— Start of SUPPLIED RECORDS —

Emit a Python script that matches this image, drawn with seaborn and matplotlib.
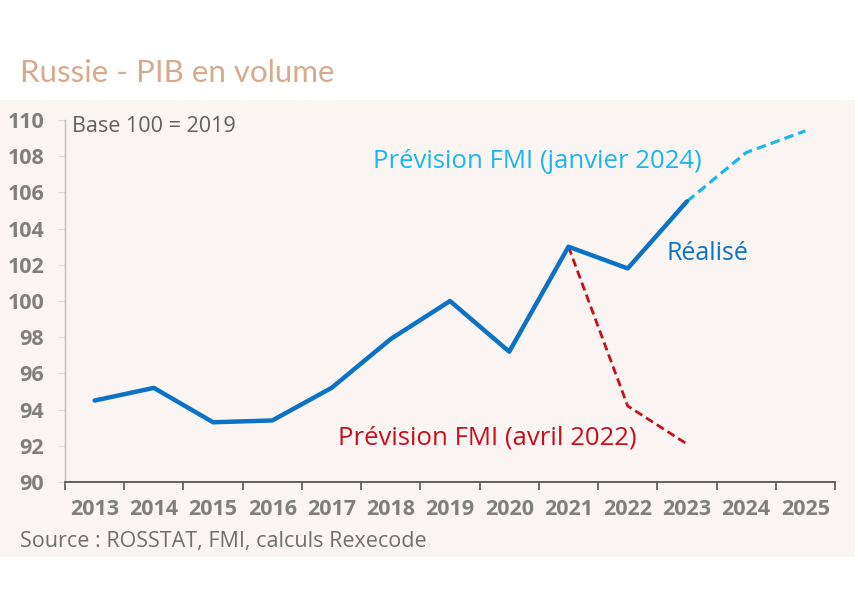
import numpy as np
import pandas as pd
import matplotlib
matplotlib.use("Agg")
import matplotlib.pyplot as plt
import seaborn as sns
from matplotlib.patches import Rectangle
from matplotlib.ticker import FixedLocator

# Russia GDP volume index, base 100 = 2019
years = list(range(2013, 2026))
realise_years = [2013, 2014, 2015, 2016, 2017, 2018, 2019, 2020, 2021, 2022, 2023]
realise_vals = [94.5, 95.2, 93.3, 93.4, 95.2, 97.9, 100.0, 97.2, 103.0, 101.8, 105.5]
prev_jan24_years = [2023, 2024, 2025]
prev_jan24_vals = [105.5, 108.2, 109.4]
prev_avr22_years = [2021, 2022, 2023]
prev_avr22_vals = [103.0, 94.2, 92.1]
y_ticks = list(range(90, 111, 2))

sns.set_theme(style="white")
plt.rcParams['font.family'] = ['Open Sans', 'DejaVu Sans']

fig = plt.figure(figsize=(8.58, 6.0), dpi=100)
fig.patch.set_facecolor("white")
bg = "#FAF5F3"
fig.add_artist(Rectangle((0, 43 / 600), 855 / 858, 457 / 600,
                         transform=fig.transFigure, facecolor=bg,
                         edgecolor="none", zorder=-10))

ax = fig.add_axes([65 / 858, 118 / 600, 770 / 858, 362 / 600])
ax.set_facecolor("none")
ax.set_zorder(1)

df_real = pd.DataFrame({"annee": realise_years, "pib": realise_vals})
df_jan = pd.DataFrame({"annee": prev_jan24_years, "pib": prev_jan24_vals})
df_avr = pd.DataFrame({"annee": prev_avr22_years, "pib": prev_avr22_vals})

sns.lineplot(data=df_jan, x="annee", y="pib", ax=ax, color="#1CB5EE",
             lw=2.3, linestyle=(0, (3, 1.6)))
sns.lineplot(data=df_avr, x="annee", y="pib", ax=ax, color="#C8101A",
             lw=2.0, linestyle=(0, (3, 1.6)))
sns.lineplot(data=df_real, x="annee", y="pib", ax=ax, color="#0B72C6", lw=3.2)

ax.set_xlim(2012.5, 2025.5)
ax.set_ylim(90, 110)
ax.set_xlabel("")
ax.set_ylabel("")

ax.set_xticks(years)
ax.set_xticklabels([str(y) for y in years], fontsize=15.5, fontweight="bold",
                   color="#7F7F7F")
ax.xaxis.set_minor_locator(FixedLocator([y - 0.5 for y in years] + [2025.5]))
ax.tick_params(axis="x", which="major", length=0, pad=12)
ax.tick_params(axis="x", which="minor", length=6, width=1.2, color="#555555",
               direction="out", bottom=True)
ax.set_yticks(y_ticks)
ax.set_yticklabels([str(v) for v in y_ticks], fontsize=15.5, fontweight="bold",
                   color="#7F7F7F")
ax.tick_params(axis="y", which="major", length=5, width=0.8, color="#D9D9D9",
               direction="out", left=True, pad=10)

for s in ["top", "right"]:
    ax.spines[s].set_visible(False)
ax.spines["left"].set_color("#BFBFBF")
ax.spines["left"].set_linewidth(1.0)
ax.spines["bottom"].set_color("#555555")
ax.spines["bottom"].set_linewidth(1.3)
ax.grid(False)

fig.text(20 / 858, 1 - 73 / 600, "Russie - PIB en volume", fontsize=22.5,
         color="#D8A98A", family=["Lato", "DejaVu Sans"], va="center", ha="left")
fig.text(72 / 858, 1 - 126 / 600, "Base 100 = 2019", fontsize=15.5,
         color="#606060", va="center", ha="left")
fig.text(537 / 858, 1 - 162 / 600, "Prévision FMI (janvier 2024)", fontsize=18.5,
         color="#1CB5EE", va="center", ha="center")
fig.text(707 / 858, 1 - 254 / 600, "Réalisé", fontsize=18,
         color="#0B72C6", va="center", ha="center")
fig.text(487 / 858, 1 - 438 / 600, "Prévision FMI (avril 2022)", fontsize=18.5,
         color="#C8101A", va="center", ha="center")
fig.text(20 / 858, 1 - 542 / 600, "Source : ROSSTAT, FMI, calculs Rexecode",
         fontsize=15.5, color="#6F6F6F", va="center", ha="left")

fig.savefig("out.png", dpi=100, facecolor="white")
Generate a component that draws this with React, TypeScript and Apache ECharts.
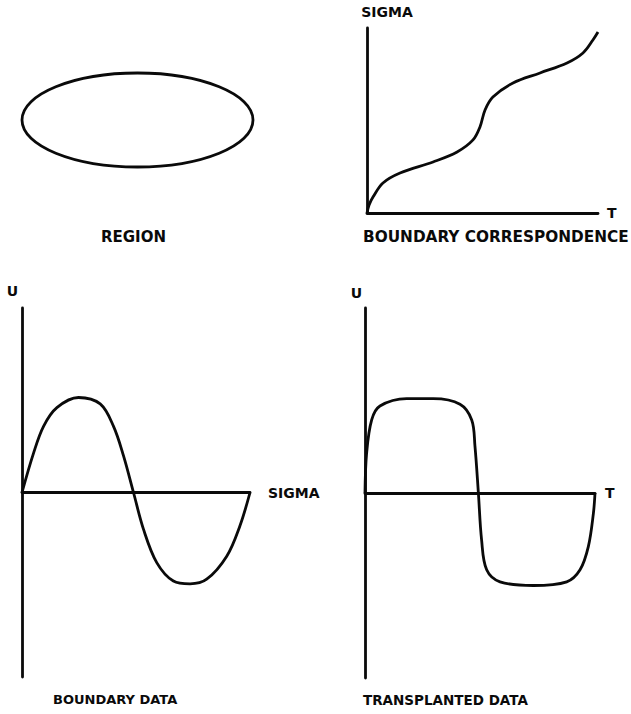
import React, { useEffect, useRef } from "react";
import * as echarts from "echarts";

// Region: an ellipse given by centre and semi-axes
const REGION_CENTER = [0, 0];
const REGION_SEMI_AXES = [2.5, 1];

// Boundary correspondence: sigma as a function of t
const CORR_T = [0, 0.009, 0.026, 0.069, 0.143, 0.286, 0.39, 0.459, 0.489, 0.511, 0.545, 0.632, 0.749, 0.866, 0.935, 0.978, 1.0];
const CORR_SIGMA = [0, 0.043, 0.086, 0.162, 0.216, 0.276, 0.33, 0.395, 0.465, 0.557, 0.627, 0.703, 0.757, 0.811, 0.865, 0.935, 0.978];

// Boundary data: u against sigma
const BDATA_SIGMA = [0, 0.051, 0.095, 0.153, 0.248, 0.343, 0.401, 0.445, 0.489, 0.533, 0.591, 0.664, 0.737, 0.81, 0.898, 0.956, 1.0];
const BDATA_U = [0, 0.43, 0.72, 0.92, 1.03, 0.96, 0.72, 0.4, 0, -0.4, -0.76, -0.96, -0.99, -0.94, -0.69, -0.36, 0];

// Transplanted data: u against t
const TDATA_T = [0, 0.007, 0.029, 0.065, 0.181, 0.297, 0.413, 0.464, 0.478, 0.493, 0.507, 0.529, 0.587, 0.732, 0.877, 0.935, 0.971, 0.993, 1.0];
const TDATA_U = [0, 0.43, 0.79, 0.94, 1.02, 1.02, 0.96, 0.79, 0.51, 0, -0.51, -0.83, -0.96, -1.0, -0.96, -0.83, -0.58, -0.22, 0];

const INK = "#0a0a0a";
const FONT = "DejaVu Sans";
const STROKE = 2.8;

const zip = (xs: number[], ys: number[]) => xs.map((x, i) => [x, ys[i]]);

const hiddenParts = {
  axisTick: { show: false },
  axisLabel: { show: false },
  splitLine: { show: false },
};

const shownLine = { show: true, onZero: true, lineStyle: { color: INK, width: STROKE } };

const nameStyle = (extra: Record<string, unknown>) => ({
  color: INK,
  fontFamily: FONT,
  fontWeight: "bold",
  fontSize: 14,
  ...extra,
});

const caption = (text: string, left: number, top: number, size: number) => ({
  text,
  left,
  top,
  padding: 0,
  textStyle: { color: INK, fontFamily: FONT, fontWeight: "bold", fontSize: size },
});

const curve = (axis: number, data: number[][]) => ({
  type: "line",
  xAxisIndex: axis,
  yAxisIndex: axis,
  data,
  smooth: 0.35,
  showSymbol: false,
  symbol: "none",
  clip: false,
  lineStyle: { color: INK, width: STROKE },
});

export default function App() {
  const ref = useRef<HTMLDivElement>(null);

  useEffect(() => {
    if (!ref.current) return;
    const chart = echarts.init(ref.current, undefined, { renderer: "svg" });

    const option = {
      animation: false,
      backgroundColor: "#ffffff",
      title: [
        caption("REGION", 101, 229, 15),
        caption("BOUNDARY CORRESPONDENCE", 363, 229, 15.3),
        caption("BOUNDARY DATA", 53, 693, 13),
        caption("TRANSPLANTED DATA", 363, 693, 13.5),
      ],
      grid: [
        { left: 22, top: 73, width: 231, height: 94 },
        { left: 367, top: 28, width: 231, height: 185 },
        { left: 22, top: 308, width: 228, height: 369 },
        { left: 365, top: 308, width: 230, height: 370 },
      ],
      xAxis: [
        { type: "value", gridIndex: 0, min: -2.5, max: 2.5, show: false },
        {
          type: "value", gridIndex: 1, min: 0, max: 1, axisLine: shownLine, ...hiddenParts,
          name: "T", nameLocation: "end", nameGap: 9,
          nameTextStyle: nameStyle({ align: "left", verticalAlign: "middle", padding: [0, 0, 4, 0] }),
        },
        {
          type: "value", gridIndex: 2, min: 0, max: 1, axisLine: shownLine, ...hiddenParts,
          name: "SIGMA", nameLocation: "end", nameGap: 18,
          nameTextStyle: nameStyle({ align: "left", verticalAlign: "middle", padding: [0, 0, 10, 0] }),
        },
        {
          type: "value", gridIndex: 3, min: 0, max: 1, axisLine: shownLine, ...hiddenParts,
          name: "T", nameLocation: "end", nameGap: 10,
          nameTextStyle: nameStyle({ align: "left", verticalAlign: "middle", padding: [0, 0, 8, 0] }),
        },
      ],
      yAxis: [
        { type: "value", gridIndex: 0, min: -1, max: 1, show: false },
        {
          type: "value", gridIndex: 1, min: 0, max: 1, axisLine: shownLine, ...hiddenParts,
          name: "SIGMA", nameLocation: "end", nameGap: 9,
          nameTextStyle: nameStyle({ align: "center", verticalAlign: "bottom", padding: [0, 0, 0, 40] }),
        },
        {
          type: "value", gridIndex: 2, min: -2, max: 2, axisLine: shownLine, ...hiddenParts,
          name: "U", nameLocation: "end", nameGap: 10,
          nameTextStyle: nameStyle({ align: "right", verticalAlign: "bottom", padding: [0, 4, 0, 0] }),
        },
        {
          type: "value", gridIndex: 3, min: -2, max: 2, axisLine: shownLine, ...hiddenParts,
          name: "U", nameLocation: "end", nameGap: 8,
          nameTextStyle: nameStyle({ align: "right", verticalAlign: "bottom", padding: [0, 3, 0, 0] }),
        },
      ],
      series: [
        {
          type: "custom",
          coordinateSystem: "cartesian2d",
          xAxisIndex: 0,
          yAxisIndex: 0,
          clip: false,
          data: [[REGION_CENTER[0], REGION_CENTER[1], REGION_SEMI_AXES[0], REGION_SEMI_AXES[1]]],
          renderItem: (_params: unknown, api: any) => {
            const cx = api.value(0);
            const cy = api.value(1);
            const c = api.coord([cx, cy]);
            const e = api.coord([cx + api.value(2), cy + api.value(3)]);
            return {
              type: "ellipse",
              shape: { cx: c[0], cy: c[1], rx: Math.abs(e[0] - c[0]), ry: Math.abs(e[1] - c[1]) },
              style: { fill: "none", stroke: INK, lineWidth: STROKE },
            };
          },
        },
        curve(1, zip(CORR_T, CORR_SIGMA)),
        curve(2, zip(BDATA_SIGMA, BDATA_U)),
        curve(3, zip(TDATA_T, TDATA_U)),
      ],
    };

    chart.setOption(option as any);
    return () => chart.dispose();
  }, []);

  return (
    <div
      ref={ref}
      style={{ position: "fixed", left: 0, top: 0, width: 631, height: 714, background: "#ffffff" }}
    />
  );
}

— End of SUPPLIED RECORDS —

AIM OF THE EXERCISE
What lines above run from the one with "Generate a component" to the one with "-0.69, -0.36, 0];"? Give them again exactly, ends included, and leave the pictures out.

RESPONSE TO THIS EXERCISE
Generate a component that draws this with React, TypeScript and Apache ECharts.
import React, { useEffect, useRef } from "react";
import * as echarts from "echarts";

// Region: an ellipse given by centre and semi-axes
const REGION_CENTER = [0, 0];
const REGION_SEMI_AXES = [2.5, 1];

// Boundary correspondence: sigma as a function of t
const CORR_T = [0, 0.009, 0.026, 0.069, 0.143, 0.286, 0.39, 0.459, 0.489, 0.511, 0.545, 0.632, 0.749, 0.866, 0.935, 0.978, 1.0];
const CORR_SIGMA = [0, 0.043, 0.086, 0.162, 0.216, 0.276, 0.33, 0.395, 0.465, 0.557, 0.627, 0.703, 0.757, 0.811, 0.865, 0.935, 0.978];

// Boundary data: u against sigma
const BDATA_SIGMA = [0, 0.051, 0.095, 0.153, 0.248, 0.343, 0.401, 0.445, 0.489, 0.533, 0.591, 0.664, 0.737, 0.81, 0.898, 0.956, 1.0];
const BDATA_U = [0, 0.43, 0.72, 0.92, 1.03, 0.96, 0.72, 0.4, 0, -0.4, -0.76, -0.96, -0.99, -0.94, -0.69, -0.36, 0];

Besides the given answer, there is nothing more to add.